— Start Dataset content —

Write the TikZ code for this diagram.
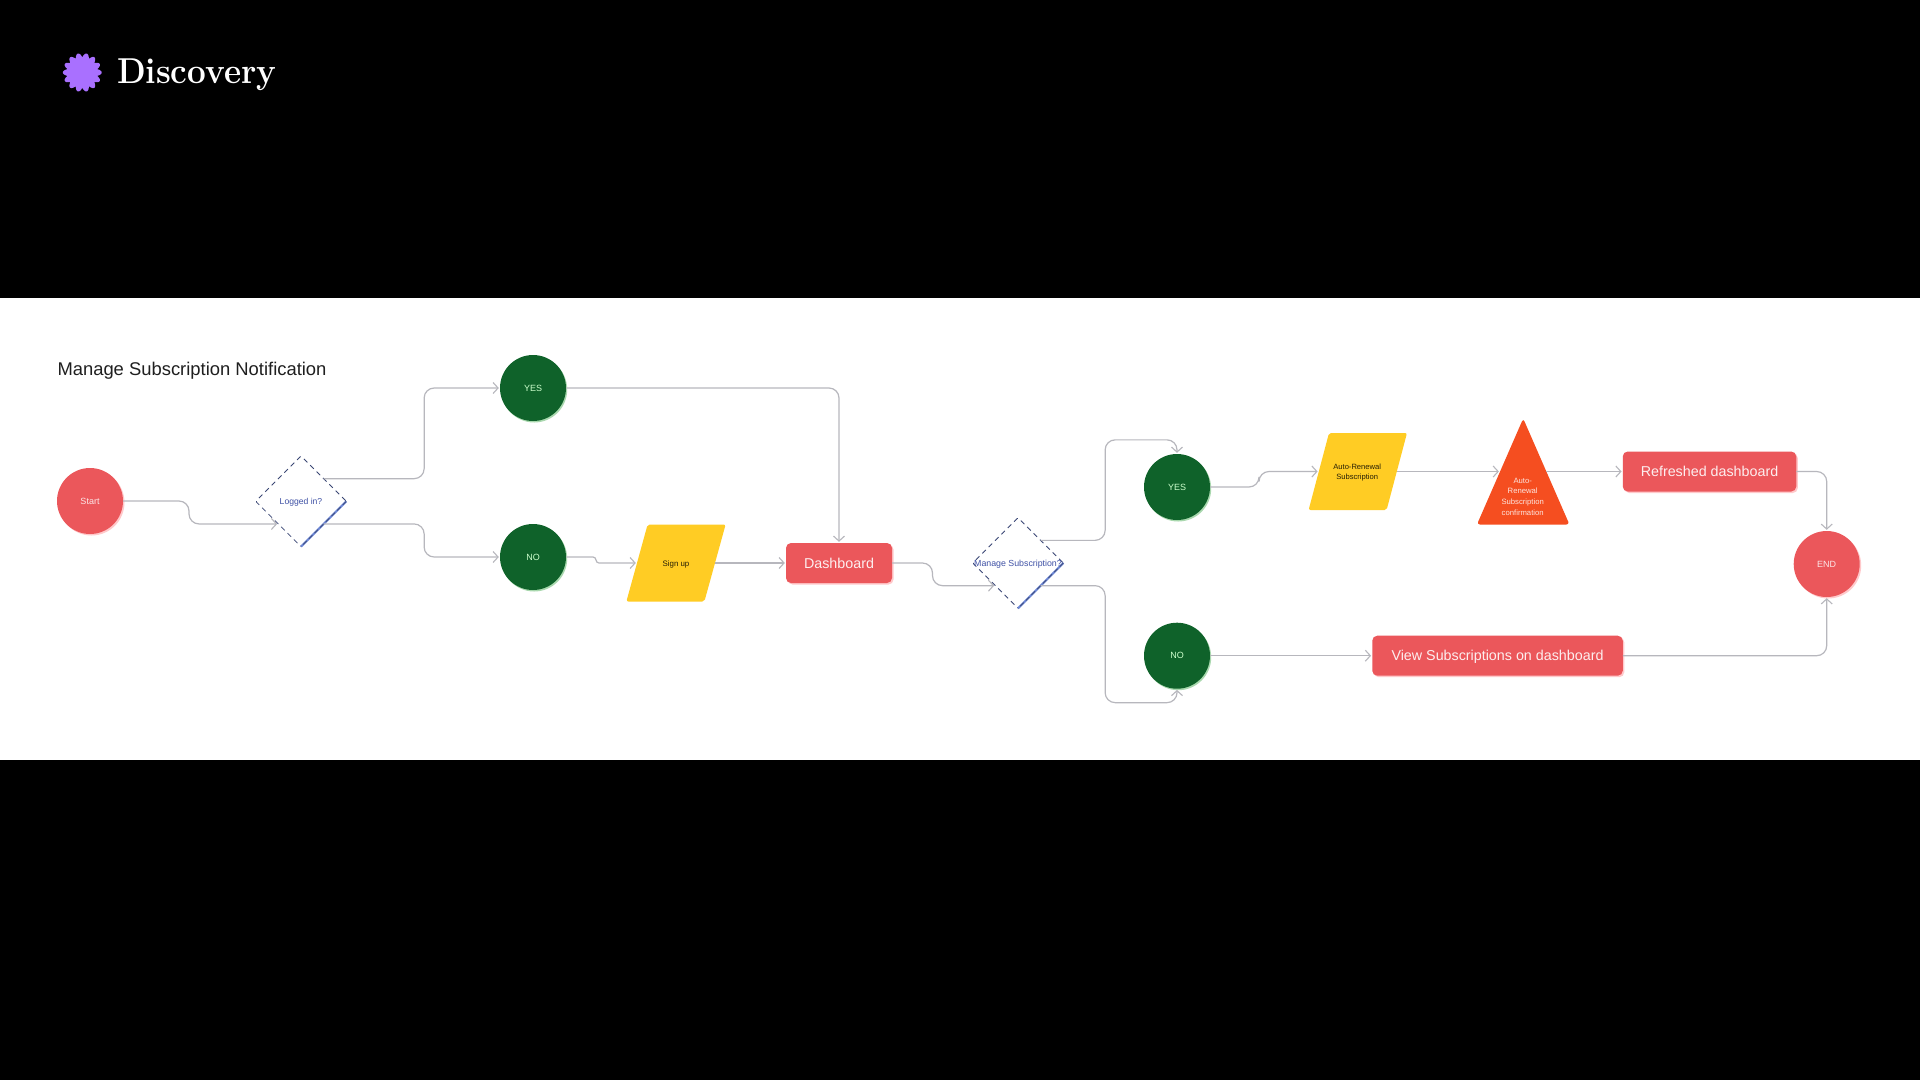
\documentclass[tikz,border=0pt]{standalone}
\usepackage{fontspec}
\setmainfont{Liberation Sans}
\newfontfamily\headfont{Latin Modern Roman}
\usetikzlibrary{shapes.geometric,shadows,arrows.meta}
\definecolor{redbox}{HTML}{EB575B}
\definecolor{redglow}{HTML}{FFC9CB}
\definecolor{greenc}{HTML}{0F622A}
\definecolor{greenglow}{HTML}{A9D8AE}
\definecolor{yellowp}{HTML}{FFCC24}
\definecolor{orangetri}{HTML}{F54E20}
\definecolor{linegray}{HTML}{B7B7BD}
\definecolor{navydash}{HTML}{3A4674}
\definecolor{blueedge}{HTML}{6C86D4}
\definecolor{bluetext}{HTML}{3F51A5}
\definecolor{flower}{HTML}{A970FF}
\tikzset{
  x=1pt,y=-1pt,
  every node/.style={inner sep=0pt,outer sep=0pt,font=\fontsize{9}{10.5}\selectfont,align=center},
  smalltext/.style={text height=6.5pt,text depth=0pt},
  redglowshadow/.style={general shadow={fill=redglow,shadow xshift=1.5pt,shadow yshift=-1.5pt}},
  greenglowshadow/.style={general shadow={fill=greenglow,shadow xshift=1.2pt,shadow yshift=-1.5pt}},
  redcircle/.style={circle,minimum size=66pt,fill=redbox,text=white!85!redbox,redglowshadow,smalltext},
  greencircle/.style={circle,minimum size=66pt,fill=greenc,text=white!80!green,greenglowshadow,smalltext},
  redbutton/.style={rectangle,rounded corners=5pt,minimum height=40pt,fill=redbox,text=white!90!redbox,redglowshadow,font=\fontsize{14.3}{17}\selectfont,text height=10.3pt,text depth=0pt},
  decision/.style={diamond,aspect=1,rounded corners=1pt,minimum width=90.6pt,minimum height=90.6pt,draw=navydash,line width=.8pt,dash pattern=on 5pt off 4pt,text=bluetext,smalltext},
  dashside/.style={draw=navydash,line width=.8pt,dash pattern=on 5pt off 3pt},
  blueside/.style={draw=blueedge,line width=2.2pt},
  parallelo/.style={rectangle,fill=yellowp,rounded corners=2pt,xslant=#1,minimum width=78pt,minimum height=77pt},
  ptext/.style={text=black!85!yellowp},
  conn/.style={draw=linegray,line width=1.2pt,-{Straight Barb[length=5pt,width=11pt,line width=1.1pt]},rounded corners=#1,shorten >=1.2pt},
  conn/.default=10pt
}
\begin{document}
\begin{tikzpicture}
\useasboundingbox (0,0) rectangle (1920,1080);
\fill[black] (0,0) rectangle (1920,1080);
\fill[white] (0,298) rectangle (1920,759.5);

% header
\fill[flower] plot[samples=281,domain=0:360] ({82.3+(15.2+4.2*abs(cos(7*\x)))*cos(\x)},{72.5+(15.2+4.2*abs(cos(7*\x)))*sin(\x)}) -- cycle;
\node[anchor=west,text=white,font=\headfont\bfseries\fontsize{36}{40}\selectfont] (disc) at (117,74.5) {\scalebox{.925}[1]{Discovery}};
\node[anchor=west,text=black!88,font=\fontsize{18.4}{22}\selectfont] (title) at (57.5,370.5) {Manage Subscription Notification};

% nodes
\node[redcircle] (start) at (90,501) {Start};
\node[decision,font=\fontsize{8.6}{10}\selectfont] (logged) at (301,501.3) {\makebox[0pt]{Logged in?}};
\node[greencircle] (yes) at (533,388) {YES};
\node[greencircle] (no) at (533,557) {NO};
\node[parallelo=0.276] (signupbox) at (676,563) {};
\node[ptext,smalltext,font=\fontsize{7.9}{10}\selectfont] (signup) at (676,563) {Sign up};
\node[redbutton,minimum width=106pt] (dash) at (839,563) {Dashboard};
\node[decision,font=\fontsize{8.8}{10}\selectfont] (manage) at (1018,563) {\makebox[0pt]{Manage Subscription?}};
\node[greencircle] (yestwo) at (1177,487) {YES};
\node[greencircle] (notwo) at (1177,655.7) {NO};
\node[parallelo=0.265] (autobox) at (1357.8,471.5) {};
\node[ptext,font=\fontsize{7.6}{10.5}\selectfont] (auto) at (1357.2,472.5) {Auto-Renewal\\Subscription};
\node[isosceles triangle,isosceles triangle stretches,shape border rotate=90,minimum width=92.5pt,minimum height=106pt,fill=orangetri,rounded corners=3pt,anchor=lower side] (tri) at (1523.2,524.5) {};
\node[text=white!85!orangetri,font=\fontsize{7.7}{10.6}\selectfont] (tritext) at (1522.7,496.5) {Auto-\\Renewal\\Subscription\\confirmation};
\node[redbutton,minimum width=173.5pt] (refresh) at (1709.5,471.5) {Refreshed dashboard};
\node[redbutton,minimum width=250.5pt] (view) at (1497.5,655.7) {View Subscriptions on dashboard};
\node[redcircle] (endn) at (1826.7,564) {END};

% lower-right diamond sides
\draw[blueside] (logged.east) -- (logged.south);
\draw[dashside] (logged.east) -- (logged.south);
\draw[blueside] (manage.east) -- (manage.south);
\draw[dashside] (manage.east) -- (manage.south);

% connectors
\draw[conn] (start.east) -- ++(66,0) |- (logged.south west);
\draw[conn] (logged.north east) -- ++(100.5,0) |- (yes.west);
\draw[conn] (logged.south east) -- ++(100.5,0) |- (no.west);
\draw[conn] (yes.east) -| (dash.north);
\draw[conn=3pt] (no.east) -- ++(30,0) |- (signupbox.west);
\draw[conn] (signupbox.east) -- (dash.west);
\draw[conn] (dash.east) -- ++(40.5,0) |- (manage.south west);
\draw[conn] (manage.north east) -- ++(64.5,0) -- ++(0,-100.5) -| (yestwo.north);
\draw[conn] (manage.south east) -- ++(64.5,0) -- ++(0,117) -| (notwo.south);
\draw[conn] (yestwo.east) -- ++(49,0) |- (autobox.west);
\draw[conn] (autobox.east) -- (tri.left side);
\draw[conn] (tri.right side) -- (refresh.west);
\draw[conn] (refresh.east) -| (endn.north);
\draw[conn] (notwo.east) -- (view.west);
\draw[conn] (view.east) -| (endn.south);
\end{tikzpicture}
\end{document}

— End Dataset content —

#### [Requirements]
Quote the preceding listing precisely and completely, omitting its images.

#### [Final result]
Write the TikZ code for this diagram.
\documentclass[tikz,border=0pt]{standalone}
\usepackage{fontspec}
\setmainfont{Liberation Sans}
\newfontfamily\headfont{Latin Modern Roman}
\usetikzlibrary{shapes.geometric,shadows,arrows.meta}
\definecolor{redbox}{HTML}{EB575B}
\definecolor{redglow}{HTML}{FFC9CB}
\definecolor{greenc}{HTML}{0F622A}
\definecolor{greenglow}{HTML}{A9D8AE}
\definecolor{yellowp}{HTML}{FFCC24}
\definecolor{orangetri}{HTML}{F54E20}
\definecolor{linegray}{HTML}{B7B7BD}
\definecolor{navydash}{HTML}{3A4674}
\definecolor{blueedge}{HTML}{6C86D4}
\definecolor{bluetext}{HTML}{3F51A5}
\definecolor{flower}{HTML}{A970FF}
\tikzset{
  x=1pt,y=-1pt,
  every node/.style={inner sep=0pt,outer sep=0pt,font=\fontsize{9}{10.5}\selectfont,align=center},
  smalltext/.style={text height=6.5pt,text depth=0pt},
  redglowshadow/.style={general shadow={fill=redglow,shadow xshift=1.5pt,shadow yshift=-1.5pt}},
  greenglowshadow/.style={general shadow={fill=greenglow,shadow xshift=1.2pt,shadow yshift=-1.5pt}},
  redcircle/.style={circle,minimum size=66pt,fill=redbox,text=white!85!redbox,redglowshadow,smalltext},
  greencircle/.style={circle,minimum size=66pt,fill=greenc,text=white!80!green,greenglowshadow,smalltext},
  redbutton/.style={rectangle,rounded corners=5pt,minimum height=40pt,fill=redbox,text=white!90!redbox,redglowshadow,font=\fontsize{14.3}{17}\selectfont,text height=10.3pt,text depth=0pt},
  decision/.style={diamond,aspect=1,rounded corners=1pt,minimum width=90.6pt,minimum height=90.6pt,draw=navydash,line width=.8pt,dash pattern=on 5pt off 4pt,text=bluetext,smalltext},
  dashside/.style={draw=navydash,line width=.8pt,dash pattern=on 5pt off 3pt},
  blueside/.style={draw=blueedge,line width=2.2pt},
  parallelo/.style={rectangle,fill=yellowp,rounded corners=2pt,xslant=#1,minimum width=78pt,minimum height=77pt},
  ptext/.style={text=black!85!yellowp},
  conn/.style={draw=linegray,line width=1.2pt,-{Straight Barb[length=5pt,width=11pt,line width=1.1pt]},rounded corners=#1,shorten >=1.2pt},
  conn/.default=10pt
}
\begin{document}
\begin{tikzpicture}
\useasboundingbox (0,0) rectangle (1920,1080);
\fill[black] (0,0) rectangle (1920,1080);
\fill[white] (0,298) rectangle (1920,759.5);

% header
\fill[flower] plot[samples=281,domain=0:360] ({82.3+(15.2+4.2*abs(cos(7*\x)))*cos(\x)},{72.5+(15.2+4.2*abs(cos(7*\x)))*sin(\x)}) -- cycle;
\node[anchor=west,text=white,font=\headfont\bfseries\fontsize{36}{40}\selectfont] (disc) at (117,74.5) {\scalebox{.925}[1]{Discovery}};
\node[anchor=west,text=black!88,font=\fontsize{18.4}{22}\selectfont] (title) at (57.5,370.5) {Manage Subscription Notification};

% nodes
\node[redcircle] (start) at (90,501) {Start};
\node[decision,font=\fontsize{8.6}{10}\selectfont] (logged) at (301,501.3) {\makebox[0pt]{Logged in?}};
\node[greencircle] (yes) at (533,388) {YES};
\node[greencircle] (no) at (533,557) {NO};
\node[parallelo=0.276] (signupbox) at (676,563) {};
\node[ptext,smalltext,font=\fontsize{7.9}{10}\selectfont] (signup) at (676,563) {Sign up};
\node[redbutton,minimum width=106pt] (dash) at (839,563) {Dashboard};
\node[decision,font=\fontsize{8.8}{10}\selectfont] (manage) at (1018,563) {\makebox[0pt]{Manage Subscription?}};
\node[greencircle] (yestwo) at (1177,487) {YES};
\node[greencircle] (notwo) at (1177,655.7) {NO};
\node[parallelo=0.265] (autobox) at (1357.8,471.5) {};
\node[ptext,font=\fontsize{7.6}{10.5}\selectfont] (auto) at (1357.2,472.5) {Auto-Renewal\\Subscription};
\node[isosceles triangle,isosceles triangle stretches,shape border rotate=90,minimum width=92.5pt,minimum height=106pt,fill=orangetri,rounded corners=3pt,anchor=lower side] (tri) at (1523.2,524.5) {};
\node[text=white!85!orangetri,font=\fontsize{7.7}{10.6}\selectfont] (tritext) at (1522.7,496.5) {Auto-\\Renewal\\Subscription\\confirmation};
\node[redbutton,minimum width=173.5pt] (refresh) at (1709.5,471.5) {Refreshed dashboard};
\node[redbutton,minimum width=250.5pt] (view) at (1497.5,655.7) {View Subscriptions on dashboard};
\node[redcircle] (endn) at (1826.7,564) {END};

% lower-right diamond sides
\draw[blueside] (logged.east) -- (logged.south);
\draw[dashside] (logged.east) -- (logged.south);
\draw[blueside] (manage.east) -- (manage.south);
\draw[dashside] (manage.east) -- (manage.south);

% connectors
\draw[conn] (start.east) -- ++(66,0) |- (logged.south west);
\draw[conn] (logged.north east) -- ++(100.5,0) |- (yes.west);
\draw[conn] (logged.south east) -- ++(100.5,0) |- (no.west);
\draw[conn] (yes.east) -| (dash.north);
\draw[conn=3pt] (no.east) -- ++(30,0) |- (signupbox.west);
\draw[conn] (signupbox.east) -- (dash.west);
\draw[conn] (dash.east) -- ++(40.5,0) |- (manage.south west);
\draw[conn] (manage.north east) -- ++(64.5,0) -- ++(0,-100.5) -| (yestwo.north);
\draw[conn] (manage.south east) -- ++(64.5,0) -- ++(0,117) -| (notwo.south);
\draw[conn] (yestwo.east) -- ++(49,0) |- (autobox.west);
\draw[conn] (autobox.east) -- (tri.left side);
\draw[conn] (tri.right side) -- (refresh.west);
\draw[conn] (refresh.east) -| (endn.north);
\draw[conn] (notwo.east) -- (view.west);
\draw[conn] (view.east) -| (endn.south);
\end{tikzpicture}
\end{document}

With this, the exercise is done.